The stocks make up a significant portion of the individual’s assets, which “alone can be a serious potential conflict of interest that could affect the official’s decisionmaking,” Holman wrote in an email. And because the tech companies are “directly and intimately affected by public policies,” Holman added, the investments affect both the personal financial income of the official and the “integrity of government regulation.”
When ethics officials see a potential conflict of interest, a federal employee would typically divest from the asset in question or be disqualified from working on the matter.
“The only element I see correct in this waiver is a recognition that the official could not adequately perform his or her duties if subject to the conflict of interest law. The solution is to make the official divest of these investments or find someone else to do the job who is not so conflicted,” Holman wrote.
The conflict of interest waiver, which is dated May 28, was signed by David Reinhold, the director of the SEC’s office of human resources.
“I believe that the disqualifying financial interest that will arise in certain particular matters directly and predictably affecting your holdings in these technology companies is not so substantial as to affect the integrity of the services which the government may expect from you,” Reinhold wrote.
He said that the waiver did not cover any interaction with the companies, which he described as “repositories of records concerning their users,” beyond third-party documents or information requests.
It’s rare for an agency to redact an official’s name or title in public disclosures. Of the more than 16,600 ethics disclosures — including conflict of interest waivers, financial disclosures and transaction reports — on file with the OGE, this is only one of two forms where the name has been withheld, according to a NOTUS analysis of the database. The CIA also redacted the name of an employee on a certificate of divestiture issued in 2021.
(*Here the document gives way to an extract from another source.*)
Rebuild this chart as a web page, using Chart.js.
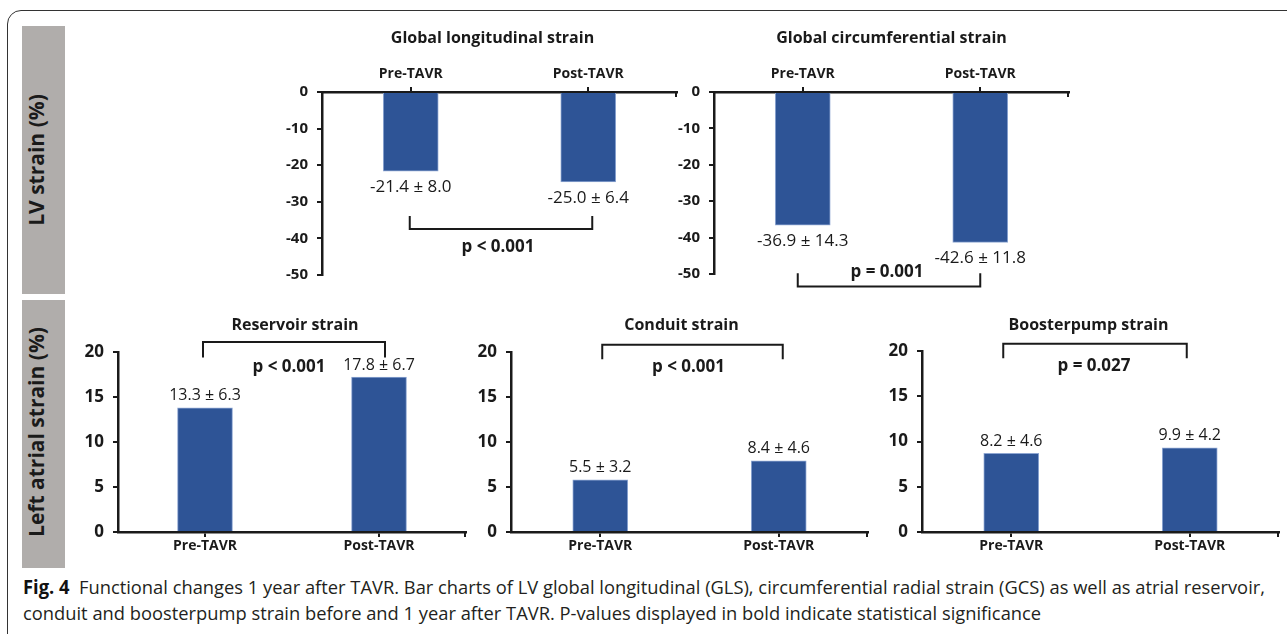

Danae Serrano, the ethics counsel copied on the conflict of interest waiver, told NOTUS in an email that “certain information may be redacted if it would otherwise be exempt from disclosure under FOIA.”
She pointed to the final paragraph in the waiver, which cites a federal statute that allows an agency to withhold any information about an individual’s financial interest that is “more extensive” than what is legally required to be disclosed in their financial report.
An SEC spokesperson declined to comment.